Avery Shenfeld observe également qu’en théorie, si l’on se fie aux données historiques, « une réduction du prix des maisons ne devrait pas causer un ralentissement économique, malgré ce qui s’est produit aux États-Unis lors de la crise des prêts hypothécaires à risque élevé ». Selon lui, le Canada n’est pas à la veille de corriger le prix des maisons. Cependant, avertit-il, le cocktail prix élevés et prêts hypothécaires de plus en plus lourds risque de « rendre la prochaine récession plus problématique lorsqu’elle arrivera ».

« L’IMPORTANT EST QUI DÉTIENT LA DETTE ET SON REVENU »

L’économiste en chef affirme que les conséquences d’une correction du prix des maisons sur l’ensemble de l’économie canadienne dépendraient « en grande partie » de ce qui a déclenché cette correction, par exemple une hausse des taux d’intérêt ou la qualité des prêts hypothécaires. « La Banque du Canada n’augmentera les taux d’intérêt que parce que l’économie se porte bien », affirme-t-il, ajoutant que « si le prix des maisons venait à chuter dans un tel environnement, comme cela pourrait devenir le cas, il va sans dire que l’économie serait en très mauvais état ».

Toujours selon la note de conjoncture, la qualité des prêts hypothécaires, qui était l’une des causes de la crise du marché immobilier aux États-Unis, « n’est pas un problème aussi important au Canada, en raison du contrôle plus serré dont fait l’objet la majorité des prêts accordés par les institutions financières réglementées ».

Enfin, les économistes de la CIBC jugent que « se concentrer sur le ratio d’endettement global n’apporte pas beaucoup à l’analyse », car « ce qui importe le plus est qui détient la dette et le revenu qu’a cette personne ». « Si le prix des maisons venait à être corrigé pour n’importe quelle autre raison, le secteur bancaire perdrait sa première source de croissance des revenus, qui est liée à la hausse des soldes hypothécaires. Toutefois, il ne semble pas y avoir la même fragilité à laquelle faisait face le système américain lors de la crise », conclut Avery Shenfeld.

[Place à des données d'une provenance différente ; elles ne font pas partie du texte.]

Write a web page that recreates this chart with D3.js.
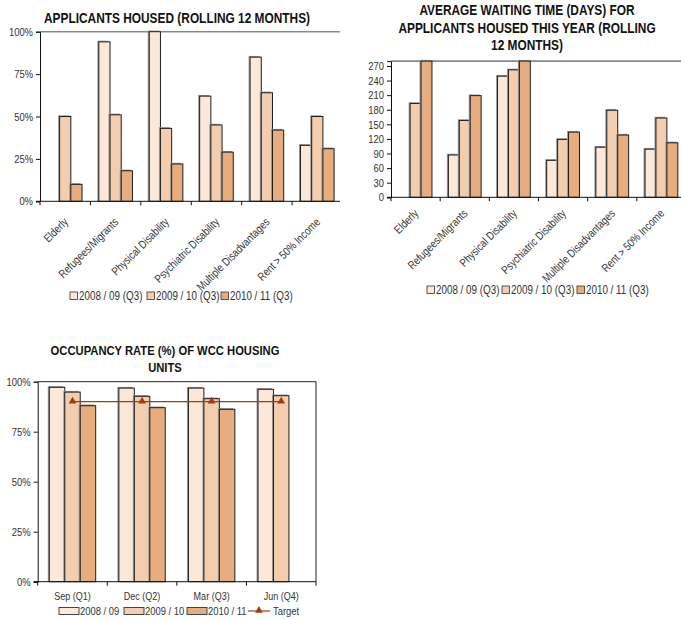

Moody’s tient le marché immobilier canadien à l’œil

La firme de notation Moody’s a publié la semaine dernière un rapport dans lequel elle place le Canada au sein d’un groupe de quatre pays jouissant d’une note AAA dont les marchés immobiliers présentent un risque de correction, rapporte La Presse canadienne.

Cette dernière précise que les marchés de la Nouvelle-Zélande, de la Suède et de l’Australie affichent eux aussi d’importantes hausses de prix des habitations alors que leurs ménages connaissent des niveaux d’endettement parmi les plus élevés des économies avancées ces trois dernières années. Selon Moody’s, l’activité de construction résidentielle représente 7,6 % du produit intérieur brut canadien et 7,5 % du marché néo-zélandais.

LE CANADA DISPOSE D’UN SOLIDE SYSTÈME BANCAIRE

« Au Canada et en Nouvelle-Zélande, un repli du marché immobilier aurait des débordements assez importants pour l’économie dans son ensemble, par l’entremise de la chaîne d’approvisionnement et des impacts pour l’emploi et la consommation », indique l’agence de notation dans son rapport. Elle précise toutefois qu’à moins que des reculs des prix des maisons ne soient accompagnés d’autres chocs négatifs de longue durée, cela ne minera pas de façon fondamentale les « profils de crédit » des pays concernés.

En effet, souligne Moody’s, le Canada, la Nouvelle-Zélande, la Suède et l’Australie disposent de solides systèmes bancaires, avec de hauts niveaux de capitalisation, des modèles d’affaires prudents et de bonnes liquidités. « Les systèmes bancaires de ces quatre pays sont parmi les plus vigoureux de ceux que nous évaluons », observe-t-elle.